(Information supplied)

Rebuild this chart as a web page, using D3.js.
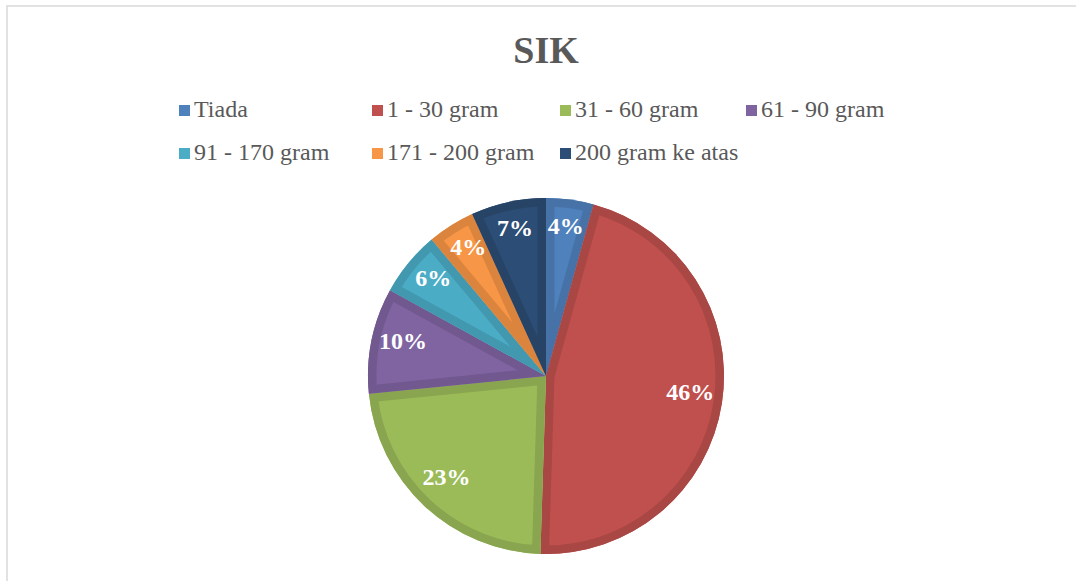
<!DOCTYPE html>
<html>
<head>
<meta charset="utf-8">
<script src="https://cdn.jsdelivr.net/npm/d3@7"></script>
<style>
  body { margin: 0; background: #fff; }
  svg { display: block; }
</style>
</head>
<body>
<script>
// Pie chart "SIK" - Excel style with bevel band

const categories = ["Tiada", "1 - 30 gram", "31 - 60 gram", "61 - 90 gram",
  "91 - 170 gram", "171 - 200 gram", "200 gram ke atas"];
const values = [4.3, 46.2, 22.9, 9.6, 5.9, 4.3, 6.8];
const valueLabels = ["4%", "46%", "23%", "10%", "6%", "4%", "7%"];

const colors = ["#4F81BD", "#C0504D", "#9BBB59", "#8064A2", "#4BACC6", "#F79646", "#2C4D75"];

const width = 1076, height = 581;
const cx = 546, cy = 376, radius = 178;
const serif = "'Liberation Serif', 'Times New Roman', serif";

const svg = d3.select("body").append("svg")
  .attr("width", width)
  .attr("height", height);

// chart border
svg.append("rect")
  .attr("x", 7).attr("y", 6)
  .attr("width", width + 10).attr("height", height + 10)
  .attr("fill", "none")
  .attr("stroke", "#D9D9D9")
  .attr("stroke-width", 1.5);

svg.append("text")
  .attr("x", cx).attr("y", 63)
  .attr("text-anchor", "middle")
  .attr("font-family", serif)
  .attr("font-weight", "bold")
  .attr("font-size", "38px")
  .attr("fill", "#595959")
  .text("SIK");

// legend
const legendCols = [179, 372, 560, 746];
const legendRows = [111, 154];
const legend = svg.append("g");
categories.forEach((name, i) => {
  const col = legendCols[i % 4];
  const row = legendRows[Math.floor(i / 4)];
  legend.append("rect")
    .attr("x", col).attr("y", row - 6)
    .attr("width", 11).attr("height", 11)
    .attr("fill", colors[i]);
  legend.append("text")
    .attr("x", col + 15).attr("y", row)
    .attr("dominant-baseline", "middle")
    .attr("font-family", serif)
    .attr("font-size", "24px")
    .attr("fill", "#595959")
    .text(name);
});

const pie = d3.pie().sort(null).value(d => d);
const arcs = pie(values);
const arc = d3.arc().innerRadius(0).outerRadius(radius);
const labelArc = d3.arc().innerRadius(radius * 0.82).outerRadius(radius * 0.82);

const g = svg.append("g").attr("transform", `translate(${cx},${cy})`);
const defs = svg.append("defs");

arcs.forEach((a, i) => {
  defs.append("clipPath").attr("id", "clip" + i)
    .append("path").attr("d", arc(a));
});

const slices = g.selectAll("g.slice")
  .data(arcs)
  .enter()
  .append("g")
  .attr("class", "slice");

slices.append("path")
  .attr("d", arc)
  .attr("fill", (d, i) => colors[i]);

// darker bevel band along each slice edge
slices.append("path")
  .attr("d", arc)
  .attr("fill", "none")
  .attr("clip-path", (d, i) => `url(#clip${i})`)
  .attr("stroke", (d, i) => d3.color(colors[i]).darker(0.35))
  .attr("stroke-width", 17)
  .attr("stroke-linejoin", "miter");

g.selectAll("text.pct")
  .data(arcs)
  .enter()
  .append("text")
  .attr("class", "pct")
  .attr("transform", d => {
    const [x, y] = labelArc.centroid(d);
    return `translate(${x},${y - 3})`;
  })
  .attr("text-anchor", "middle")
  .attr("dominant-baseline", "middle")
  .attr("font-family", serif)
  .attr("font-weight", "bold")
  .attr("font-size", "24px")
  .attr("fill", "#fff")
  .text((d, i) => valueLabels[i]);
</script>
</body>
</html>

(Goal of the exercise)
Quote, exactly and only, the lines from the first line of the data above through the line containing "with bevel band". The pictures do not belong in it.

(Response for this exercise)
Rebuild this chart as a web page, using D3.js.
<!DOCTYPE html>
<html>
<head>
<meta charset="utf-8">
<script src="https://cdn.jsdelivr.net/npm/d3@7"></script>
<style>
  body { margin: 0; background: #fff; }
  svg { display: block; }
</style>
</head>
<body>
<script>
// Pie chart "SIK" - Excel style with bevel band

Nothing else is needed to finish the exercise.